During the war I think that we generally had a good group of men,
in my particular situation. After you get into a prison camp,
everything changes, because our chief motivating drive is
self preservation. I’ll give you a good example of that.
When they would serve rice, they had a bowl and some would
just put it in lightly and skim it off, another section would
pack it in heavy and skim it off. Fellows would be seen saying,
“Oh, he has more than me,” or, “I have more than him.”
Once or twice we would get a little bun of bread in lieu of rice.
And we all had numbers, you know, and the fellow beside me,
for example, his number would be called and then my number
would be called. And I would go and say, number eleven, and
this other one, but on the way back to the bed I would be,
which of these weighs heavier. Whichever’s in my mind,
that was the one I took as number eleven, which was my number.
And that’s how it goes. Some fellows there were really hooked on
cigarettes. They’d sell their rations, while they’re starving
they’d still sell their rations. We had one fellow that,
his name was McQueen, he was the bone merchant.
They put horses lungs and bones from dead horses
in the soup that they’d make us sometimes. And if they ever
served this and if anybody had a bone, they would holler
for McQueen and he’d come round and appraise that bone.
This seems stupid, appraised that bone and said,
well it’s worth so many rations of rice, and he would take
that and start chawing on it because he figured he was
getting more calcium that way. He died, McQueen did.
Well, the officers were eating a lot better than we were,
and they didn’t seem to want to hide the fact.
Well, when you’re starving, food gets pretty predominant in your
thinking and actions, and that generated an awful lot of discord.

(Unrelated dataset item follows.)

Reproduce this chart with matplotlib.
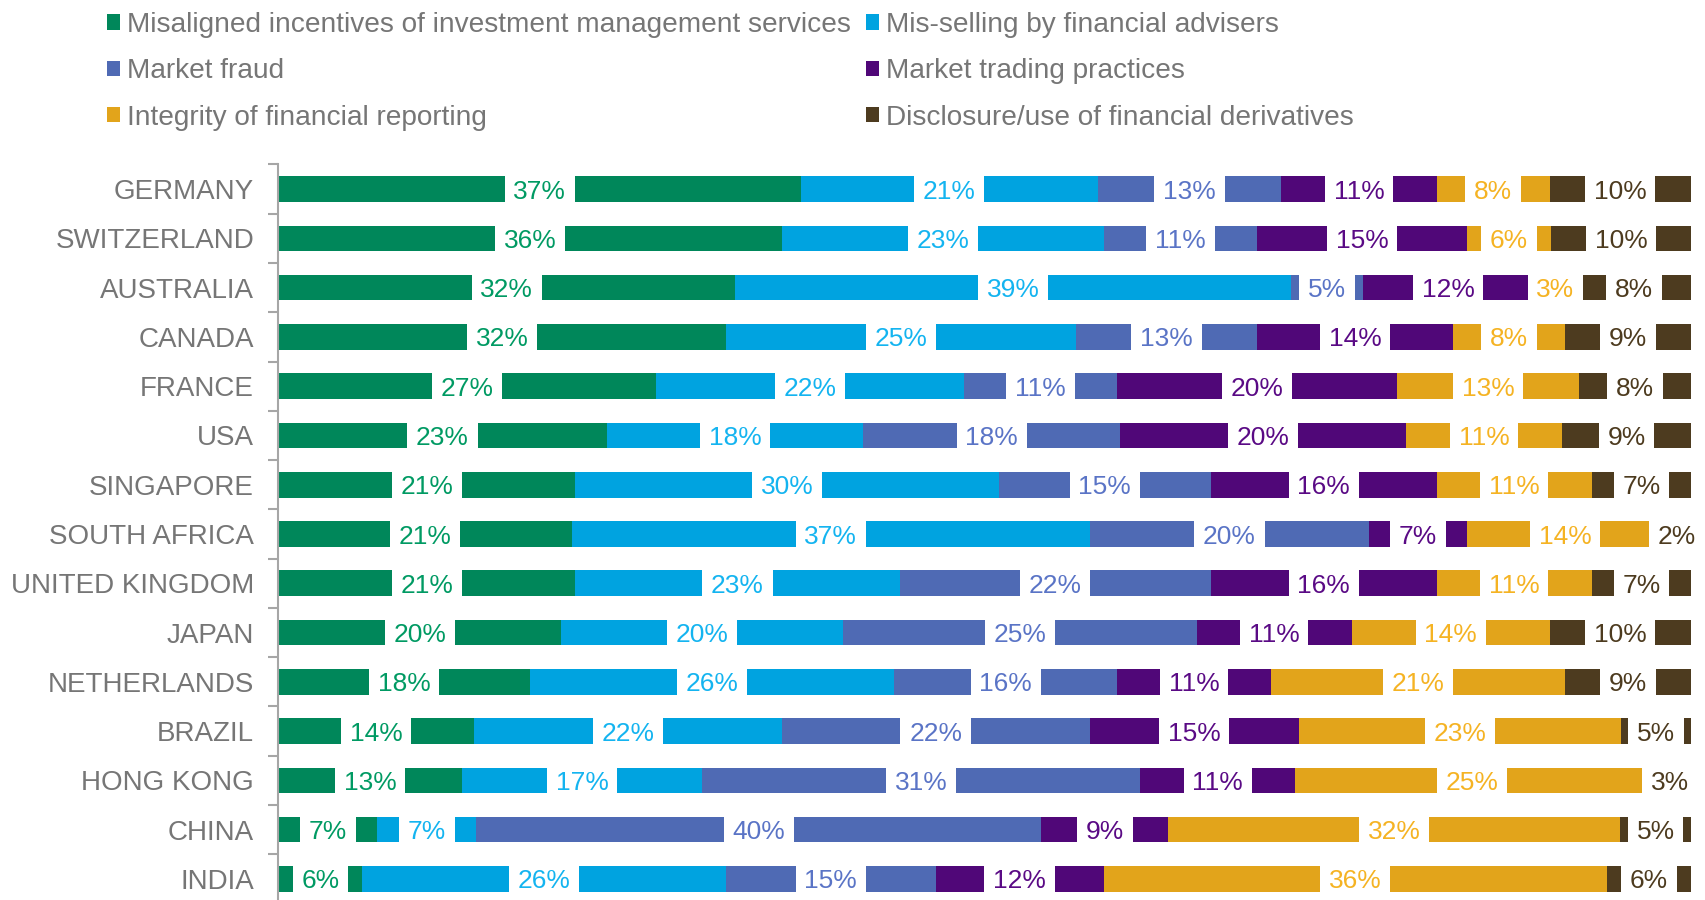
import matplotlib
matplotlib.use("Agg")
import matplotlib.pyplot as plt
import numpy as np

plt.rcParams['font.family'] = ['Liberation Sans', 'DejaVu Sans']

countries = ["GERMANY", "SWITZERLAND", "AUSTRALIA", "CANADA", "FRANCE", "USA",
             "SINGAPORE", "SOUTH AFRICA", "UNITED KINGDOM", "JAPAN", "NETHERLANDS",
             "BRAZIL", "HONG KONG", "CHINA", "INDIA"]
misaligned = [37, 36, 32, 32, 27, 23, 21, 21, 21, 20, 18, 14, 13, 7, 6]
misselling = [21, 23, 39, 25, 22, 18, 30, 37, 23, 20, 26, 22, 17, 7, 26]
fraud = [13, 11, 5, 13, 11, 18, 15, 20, 22, 25, 16, 22, 31, 40, 15]
trading = [11, 15, 12, 14, 20, 20, 16, 7, 16, 11, 11, 15, 11, 9, 12]
reporting = [8, 6, 3, 8, 13, 11, 11, 14, 11, 14, 21, 23, 25, 32, 36]
derivatives = [10, 10, 8, 9, 8, 9, 7, 2, 7, 10, 9, 5, 3, 5, 6]

series_names = ["Misaligned incentives of investment management services",
                "Mis-selling by financial advisers",
                "Market fraud",
                "Market trading practices",
                "Integrity of financial reporting",
                "Disclosure/use of financial derivatives"]
series = [misaligned, misselling, fraud, trading, reporting, derivatives]
bar_colors = ["#00875A", "#00A3E0", "#4F6AB4", "#500778", "#E2A41B", "#4D3B1F"]
text_colors = ["#009A63", "#14B4F0", "#5A74C6", "#5A0A85", "#F5B323", "#4D3B1F"]

fig = plt.figure(figsize=(17.05, 9), dpi=100)
ax = fig.add_axes([0.1633, -0.004, 0.8284, 0.8213])

vals = np.array(series, dtype=float)
totals = vals.sum(axis=0)
shares = vals / totals * 100
y = np.arange(len(countries))
left = np.zeros(len(countries))
handles = []
for i, name in enumerate(series_names):
    bars = ax.barh(y, shares[i], left=left, height=0.52, color=bar_colors[i],
                   label=name, zorder=2)
    handles.append(bars)
    for j in range(len(countries)):
        ax.text(left[j] + shares[i][j] / 2, y[j], f"{int(series[i][j])}%",
                ha='center', va='center_baseline', fontsize=19,
                color=text_colors[i], zorder=5,
                bbox=dict(boxstyle='square,pad=0.33', fc='white', ec='none'))
    left += shares[i]

ax.set_xlim(0, 100)
ax.set_ylim(len(countries) - 0.5, -0.5)
ax.set_yticks(y)
ax.set_yticklabels(countries, fontsize=20, color="#767676")
ax.set_yticks(np.arange(-0.5, len(countries), 1), minor=True)
ax.tick_params(axis='y', which='major', length=0, pad=17.5)
ax.tick_params(axis='y', which='minor', length=7, width=1.5, color="#A6A6A6", direction='out')
ax.set_xticks([])
for s in ['top', 'right', 'bottom']:
    ax.spines[s].set_visible(False)
ax.spines['left'].set_color("#A6A6A6")
ax.spines['left'].set_linewidth(1.5)
ax.spines['left'].set_zorder(3)

order = [0, 2, 4, 1, 3, 5]
leg = fig.legend([handles[k] for k in order], [series_names[k] for k in order],
                 loc='upper left', bbox_to_anchor=(0.0625, 0.9865), ncol=2,
                 frameon=False, fontsize=20.2, handlelength=0.48, handleheight=0.48,
                 handletextpad=0.25, columnspacing=0.52, labelspacing=0.72,
                 borderpad=0, borderaxespad=0)
for t in leg.get_texts():
    t.set_color("#767676")

fig.savefig("out.png", dpi=100)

I, by that time, they would be flicking butts out, and they were
telling the chaps not to pick up their butts, but they didn’t
have any cigarettes. They, one occasion that I know of,
a fellow, and I can’t remember the offence, but he was put into a
one-room imprisonment, on half rations on a diet not considered
adequate for a human, but this happened.
Malnutrition was starting to set in very quickly. Matter of fact,
in Blackie Verreault’s diary, he wrote, after twenty days,
I think, as a prisoner of war, he doesn’t know how he’s going to
survive any more of this. And he had three, about three
years to go after that. There were no sanitary conditions.
The problem there was they had borehole latrines, you know,
and they, if you’ve ever seen a borehole latrine with
human excrement in there, and the maggots were
coming out of there, crawling down into our sleeping area.